When an adversary is able to observe memory access patterns on a victim's device when it's constructing the commit frame of a Dragonfly handshake, these memory access patterns reveal information about the password being used. Observing these patterns is possible if the adversary controls any application on the victim's device, and may even be possible when the adversary controls JavaScript code in the victim's browser. The leaked patterns can be used to perform a dictionary attack, by simulating the memory access patterns associated to a guessed password, and comparing this to the measured access patterns.

Denial-of-Service Attack

The device that initiates the Dragonfly handshake starts by sending a commit frame. Processing this frame and generating an answer is computationally expensive, especially if defenses against (already known) side-channel attacks are implemented.
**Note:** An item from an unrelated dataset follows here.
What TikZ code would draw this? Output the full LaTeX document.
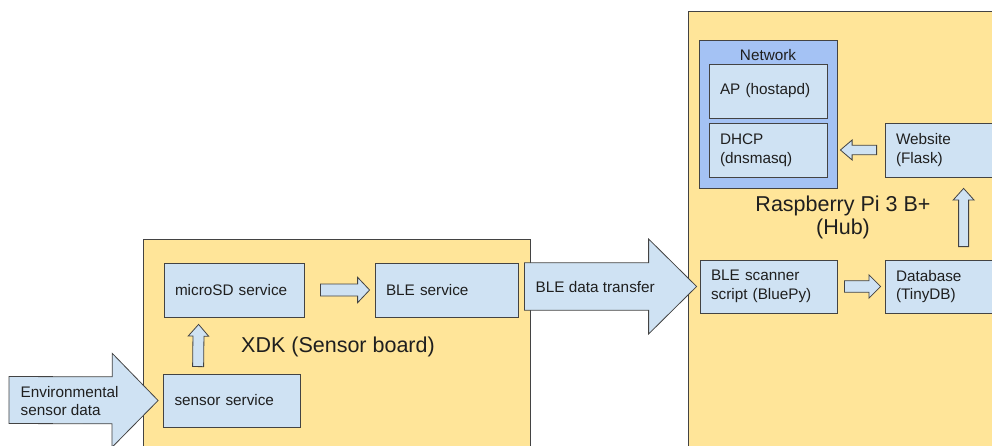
\documentclass[tikz,border=0pt]{standalone}
\usepackage{fontspec}
\setmainfont{Liberation Sans}
\usetikzlibrary{calc}
\usetikzlibrary{positioning}

\definecolor{boardyellow}{HTML}{FFE599}
\definecolor{svcblue}{HTML}{CFE2F3}
\definecolor{netblue}{HTML}{A4C2F4}
\definecolor{edgegray}{HTML}{434343}
\definecolor{inkgray}{HTML}{1F1F1F}

% block arrow: start, tip, half shaft, half head, head length
\newcommand{\fatarrow}[5]{%
	\path (#2) coordinate (fa-tip) ($(#2)!#5!(#1)$) coordinate (fa-base);
	\draw[fatarrow] ($(#1)!#3!90:(#2)$) -- ($(fa-base)!#3!-90:(#1)$)
		-- ($(fa-base)!#4!-90:(#1)$) -- (fa-tip) -- ($(fa-base)!#4!90:(#1)$)
		-- ($(fa-base)!#3!90:(#1)$) -- ($(#1)!#3!-90:(#2)$) -- cycle;}

\begin{document}
\begin{tikzpicture}[x=1pt, y=-1pt,
				board/.style={draw=edgegray, fill=boardyellow, line width=0.8pt},
				svcbox/.style={draw=edgegray, fill=svcblue, line width=0.8pt, text=inkgray,
					inner xsep=11pt, inner ysep=0pt, align=left, text width=#1, minimum height=54pt,
					font=\fontsize{15.3}{18.5}\selectfont},
				netbox/.style={draw=edgegray, fill=netblue, line width=0.8pt, inner sep=0pt},
				fatarrow/.style={draw=edgegray, fill=svcblue, line width=0.8pt, line join=miter},
				plain/.style={inner sep=0pt, text=inkgray, font=\fontsize{15.3}{18.5}\selectfont},
				title/.style={inner sep=0pt, text=inkgray, align=center, font=\fontsize{21.5}{23}\selectfont},
				]
				\clip (0,0) rectangle (992,446);

				% Boards
				\node[board, minimum width=387pt, minimum height=231pt] (xdk) at (336.5,354.5) {};
				\node[board, minimum width=330pt, minimum height=469pt] (hub) at (853,245.5) {};

				% Sensor board services
				\node[svcbox=118pt, minimum width=140pt] (msd) at (234,290) {microSD service};
				\node[svcbox=121pt, minimum width=143pt] (ble) at (446.5,290) {BLE service};
				\node[svcbox=115pt, minimum width=137pt, minimum height=53pt] (sens) at (232,400.5) {sensor service};

				% Hub services
				\node[netbox, minimum width=138pt, minimum height=148pt] (net) at (768,114) {};
				\node[plain] (nettitle) at (768,55) {Network};
				\node[svcbox=96pt, minimum width=118pt] (ap) at (768,91) {AP (hostapd)};
				\node[svcbox=96pt, minimum width=118pt] (dhcp) at (768,150) {DHCP\\(dnsmasq)};
				\node[svcbox=115pt, minimum width=137pt] (web) at (953.5,150) {Website\\(Flask)};
				\node[svcbox=115pt, minimum width=137pt, minimum height=53pt] (scan) at (768.5,286.5) {BLE scanner\\script (BluePy)};
				\node[svcbox=115pt, minimum width=137pt, minimum height=53pt] (db) at (953.5,286.5) {Database\\(TinyDB)};

				% Board names
				\node[title] (xdkname) at (338,347) {XDK (Sensor board)};
				\node[title] (hubname) at (843,217) {Raspberry Pi 3 B+\\(Hub)};

				% Arrow ends
				\coordinate (envin) at (9,400);
				\coordinate (envout) at ($(sens.west)+(-5,0)$);
				\coordinate (txin) at ($(ble.east)+(6,-3.5)$);
				\coordinate (txout) at ($(scan.west)+(-3,0)$);
				\coordinate (sensup) at ($(sens.north west)+(35,-7)$);
				\coordinate (msddown) at ($(msd.south west)+(35,7)$);
				\coordinate (dbup) at ($(db.north west)+(79,-13)$);
				\coordinate (webdown) at ($(web.south west)+(79,11)$);

				% Block arrows
				\fatarrow{envin}{envout}{23.5pt}{47pt}{46pt}
				\fatarrow{txin}{txout}{23.7pt}{47.5pt}{48pt}
				\fatarrow{$(msd.east)+(16,0)$}{$(ble.west)+(-5,0)$}{6pt}{12.7pt}{12pt}
				\fatarrow{sensup}{msddown}{5.5pt}{10.2pt}{11.7pt}
				\fatarrow{$(scan.east)+(7,0)$}{$(db.west)+(-4,0)$}{5.8pt}{11.7pt}{11.7pt}
				\fatarrow{$(web.west)+(-8,0)$}{$(dhcp.east)+(13,0)$}{4.7pt}{10pt}{11.7pt}
				\fatarrow{dbup}{webdown}{5pt}{10.5pt}{11.7pt}

				% Arrow labels
				\node[plain, anchor=west, align=left] (envtxt) at (20.5,401) {Environmental\\sensor data};
				\node[plain, anchor=west] (txtxt) at (535.5,287) {BLE data transfer};
\end{tikzpicture}
\end{document}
Although WPA3 contains a cookie-exchange method to prevent attackers from forging commit frames using fake MAC addresses, it is trivial to bypass. As a result, an attacker can overload Access Points (APs) by generating as little as 16 forged commit frames per second. This resource consumption attack causes a high CPU usage on the AP, drains its battery, prevents or delays other devices from connecting to the AP using WPA3, and may halt or slowdown other functionality of the AP as well.
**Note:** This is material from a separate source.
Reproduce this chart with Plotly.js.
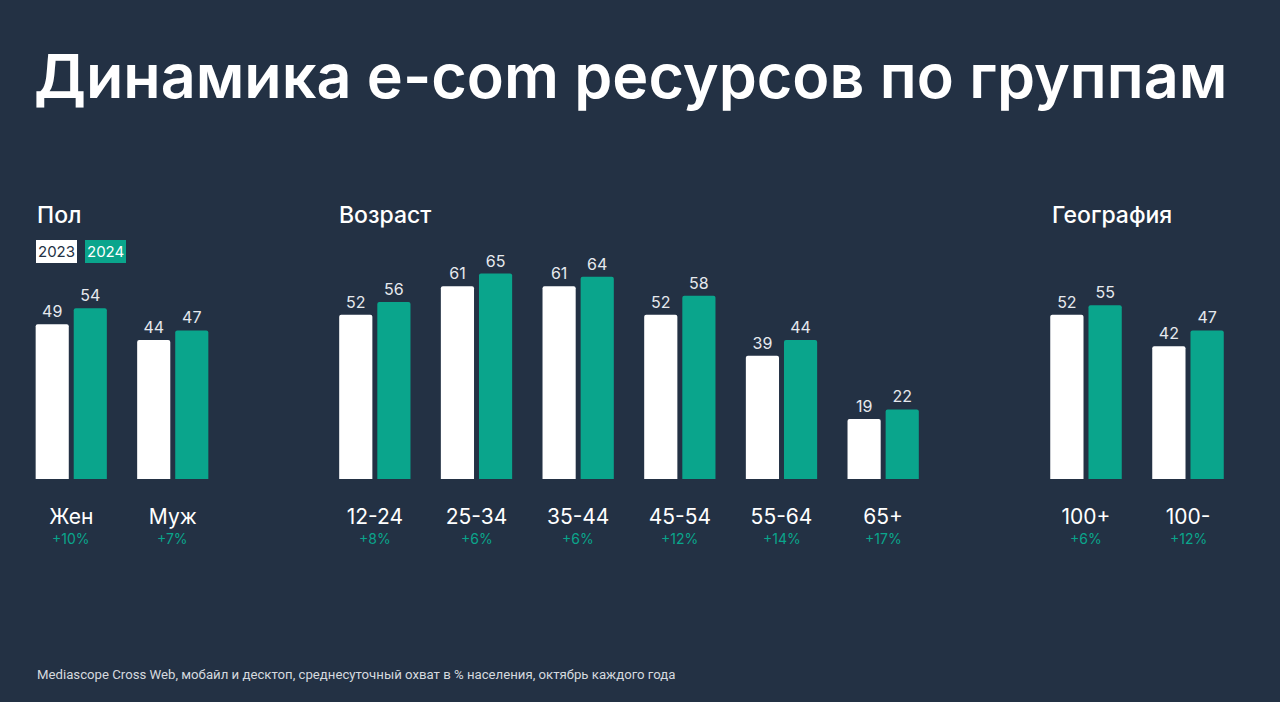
<!DOCTYPE html>
<html>
<head>
<meta charset="utf-8">
<script src="https://cdn.plot.ly/plotly-3.0.1.min.js"></script>
<style>
  html, body { margin: 0; padding: 0; background: #233144; }
  #chart { width: 1280px; height: 702px; }
</style>
</head>
<body>
<div id="chart"></div>
<script>
// Пол
const sexCats = ["Жен", "Муж"];
const sex2023 = [49, 44];
const sex2024 = [54, 47];
const sexGrowth = ["+10%", "+7%"];

// Возраст
const ageCats = ["12-24", "25-34", "35-44", "45-54", "55-64", "65+"];
const age2023 = [52, 61, 61, 52, 39, 19];
const age2024 = [56, 65, 64, 58, 44, 22];
const ageGrowth = ["+8%", "+6%", "+6%", "+12%", "+14%", "+17%"];

// География
const geoCats = ["100+", "100-"];
const geo2023 = [52, 42];
const geo2024 = [55, 47];
const geoGrowth = ["+6%", "+12%"];

const bg = "#233144";
const white = "#ffffff";
const teal = "#0aa58c";
const W = 1280, H = 702;

function bars(cats, vals, color, xa, name) {
  return {
    type: "bar",
    x: cats,
    y: vals,
    xaxis: xa,
    yaxis: "y",
    name: name,
    marker: { color: color, cornerradius: 2 },
    text: vals.map(String),
    textposition: "outside",
    cliponaxis: false,
    textfont: { family: "Inter", size: 16, color: "#e6e9ee" },
    hoverinfo: "skip"
  };
}

const data = [
  bars(sexCats, sex2023, white, "x", "2023"),
  bars(sexCats, sex2024, teal, "x", "2024"),
  bars(ageCats, age2023, white, "x2", "2023"),
  bars(ageCats, age2024, teal, "x2", "2024"),
  bars(geoCats, geo2023, white, "x3", "2023"),
  bars(geoCats, geo2024, teal, "x3", "2024")
];

function xax(x0, x1) {
  return {
    domain: [x0 / W, x1 / W],
    anchor: "y",
    showgrid: false,
    zeroline: false,
    showline: false,
    ticks: "",
    ticklabelstandoff: 23,
    tickfont: { family: "Inter", size: 21, color: white },
    fixedrange: true
  };
}

const growthAnn = [];
function addGrowth(cats, labels, xref) {
  cats.forEach((c, i) => {
    growthAnn.push({
      x: c, xref: xref, y: (H - 538) / H, yref: "paper", yanchor: "middle",
      text: labels[i], showarrow: false,
      font: { family: "Inter", size: 14, color: teal }
    });
  });
}
addGrowth(sexCats, sexGrowth, "x");
addGrowth(ageCats, ageGrowth, "x2");
addGrowth(geoCats, geoGrowth, "x3");

const head = { family: "Inter", size: 23, color: white, weight: 500 };
const textAnn = [
  { text: "Динамика e-com ресурсов по группам", x: 32 / W, y: (H - 76) / H,
    font: { family: "Inter", size: 61, color: white, weight: 600 } },
  { text: "Пол", x: 35 / W, y: (H - 215) / H, font: head },
  { text: "Возраст", x: 337 / W, y: (H - 215) / H, font: head },
  { text: "География", x: 1050 / W, y: (H - 215) / H, font: head },
  { text: "Mediascope Cross Web, мобайл и десктоп, среднесуточный охват в % населения, октябрь каждого года",
    x: 35 / W, y: (H - 674) / H, font: { family: "Roboto", size: 13.2, color: "#d5d9df" } }
].map(a => Object.assign({ xref: "paper", yref: "paper", xanchor: "left", yanchor: "middle", showarrow: false }, a));

const legendAnn = [
  { text: "2023", x: 36 / W, bgcolor: white, font: { family: "Inter", size: 15, color: bg } },
  { text: "2024", x: 85 / W, bgcolor: teal, font: { family: "Inter", size: 15, color: white } }
].map(a => Object.assign({ xref: "paper", yref: "paper", y: (H - 252) / H, xanchor: "left", yanchor: "middle",
  showarrow: false, borderpad: 2, borderwidth: 0 }, a));

const layout = {
  width: W,
  height: H,
  margin: { l: 0, r: 0, t: 0, b: 0 },
  paper_bgcolor: bg,
  plot_bgcolor: bg,
  showlegend: false,
  barmode: "group",
  bargap: 0.25,
  bargroupgap: 0.13,
  xaxis: xax(20.5, 223.5),
  xaxis2: xax(324, 934),
  xaxis3: xax(1035, 1239),
  yaxis: {
    domain: [(H - 479) / H, (H - 226.2) / H],
    range: [0, 80],
    visible: false,
    fixedrange: true
  },
  annotations: growthAnn.concat(textAnn, legendAnn)
};

Plotly.newPlot("chart", data, layout, { displayModeBar: false, staticPlot: true });
</script>
</body>
</html>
Although the attack can be mitigated by processing the commit frame in a low-priority background thread, variants of the attack remain possible. Depending on the precise defense that vendors implement, either it will still be possible to trigger a high CPU usage on the AP, or it will still be possible to prevent or delay other devices from connecting to the AP using WPA3.

Flaws in EAP-pwd

Due to the severity of some of our (implementation-specific) attacks against EAP-pwd, we will briefly delay the release of the full details of the vulnerabilities that we discovered. Please use this short time window to update your devices, we plan to provide the full details in as little as a few hours.

Paper

Our research paper behind the attack is titled Dragonblood: A Security Analysis of WPA3's SAE Handshake. The paper focusses on all discoveries related to WPA3. In other words, the recent discoveries concerning the EAP-pwd protocol are not discussed in this paper.

Tools

All our tools are made available so other researchers can replicate our results. These tools are not designed to attack your neighbor's WPA3, and our hope is that vendors mitigate these attacks.

  • Dragonslayer: performs invalid curve attacks against EAP-pwd clients and server. These attacks bypass authentication: an adversary only needs to possess a valid username.
  • Dragondrain: this tool can be used to test wether, or to which extend, an Access Point is vulnerable to denial-of-service attacks against WPA3's SAE handshake.
  • Dragontime: this is an experimental tool to perform timing attacks against the SAE handshake if MODP group 22, 23, or 24 are supported. Note that most WPA3 implementations by default do not enable these groups.
  • Dragonforce: this is an experimental tool which takes the information recovered from our timing or cache-based attacks, and performs a password partitioning attack. This is similar to a dictionary attack.

In practice the main risks for WPA3 are downgrade attacks, and possible timing attacks against resource-constrained devices. The authentication bypass attacks against EAP-pwd that are implemented in Dragonslayer are also security critical in practice. Considering the other attacks are non-trivial in practice, and assuming vendors will implement defenses against them, we expect that your neighbour won't abuse them to attack you.

Q&A

Why aren't there more Q&A entries?

We discovered certain implementation-specific vulnerabilities in the EAP-pwd protocol fairly late during the embargo period. In the past days we focussed on helping vendors write and audit patches for EAP-pwd to prevent the most critical attacks, instead of working on the webiste. We will further update the website over the next hours and days!